The primary focus of this thesis is the analysis and interpretation of spectroscopic measurements of the neutron-deficient indium isotopes, 101−115In, in order to evaluate the evolution of nuclear structure towards the heaviest self-conjugate doubly-magic nucleus, 100Sn. These measurements were performed at the Collinear Resonance Ionisation Spectroscopy experiment at the ISOLDE facility at CERN. Two laser excitations were separately employed: between the 5s2 5p 2P1/2 and 5s2 8s 2S1/2 atomic states and between the 5s2 5p 2P3/2 and 5s2 9s 2S1/2 states. Both excitations were followed by non-resonant laser ionisation before ion detection. The work resulted in new nuclear-model-independent measurements of magnetic dipole moments, electric quadrupole moments, nuclear spins and changes in mean-squared charge radii. These properties were determined for the first time in three nuclear ground states, 101,102,103In, and in a number of isomeric states. Comparisons to nuclear theory were performed using predictions of the shell model, droplet model and density functional theory.
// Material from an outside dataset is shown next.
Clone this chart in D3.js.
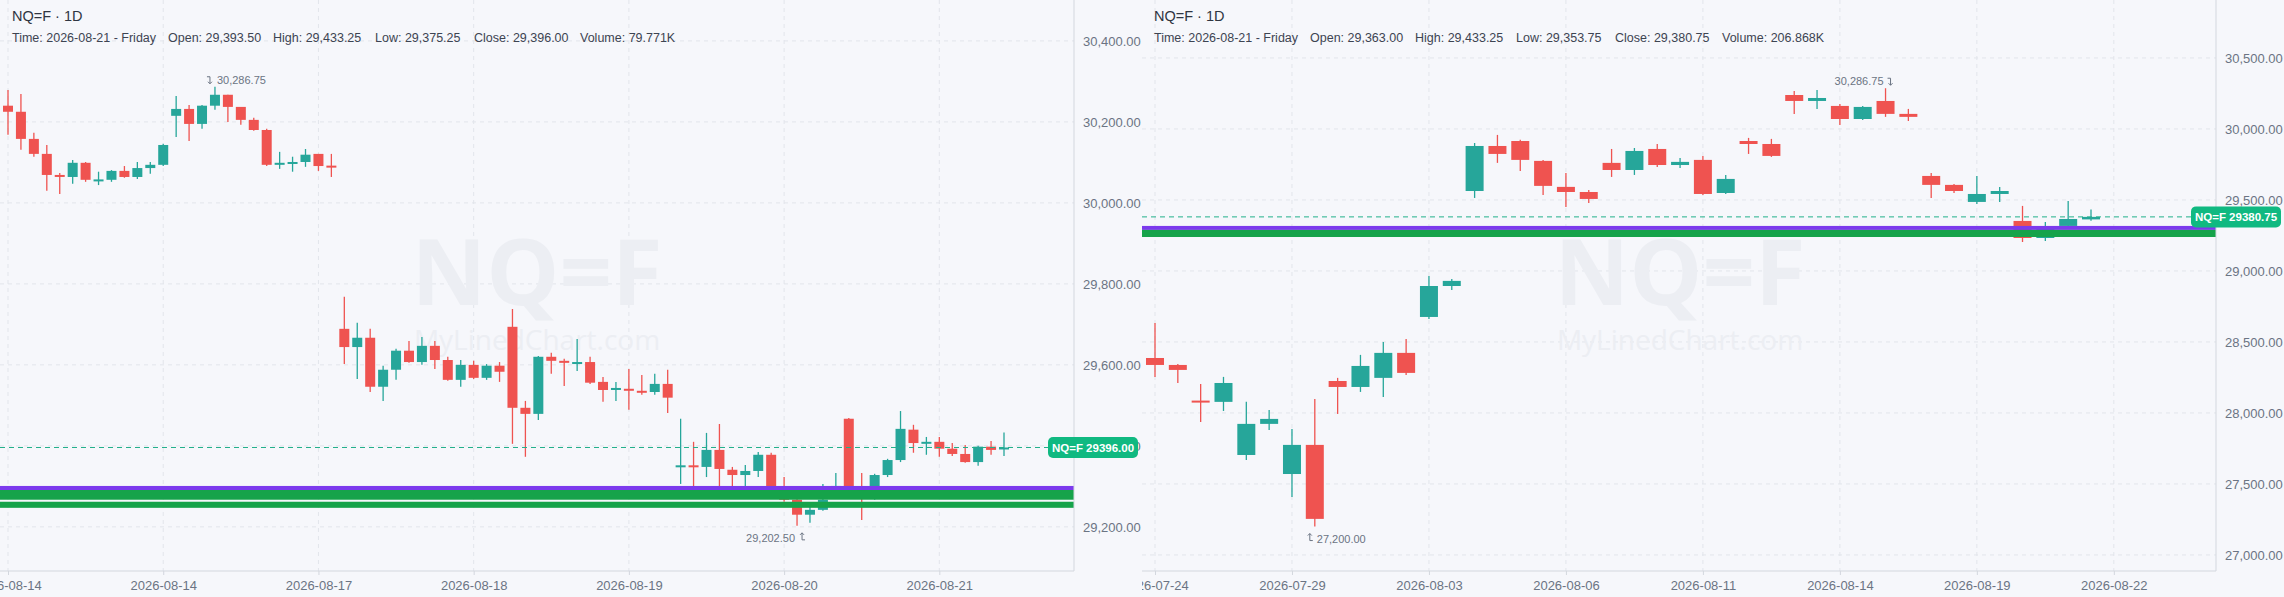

Previous predictions of simple single-particle behaviour in the Iπ = 9/2+ states of the mid-shell indium isotopes are brought further into question by these new results, due to non-zero trends in the measured magnetic dipole moments. Confidence in the 100Sn shell closure is reinforced by newly measured quadrupole moments, confirming the similar strength of N = 82 and N = 50 at Z = 50. Density functional theory calculations predict the moments relatively well, while finite-range droplet model calculations underestimate the quadrupole-deformation parameters.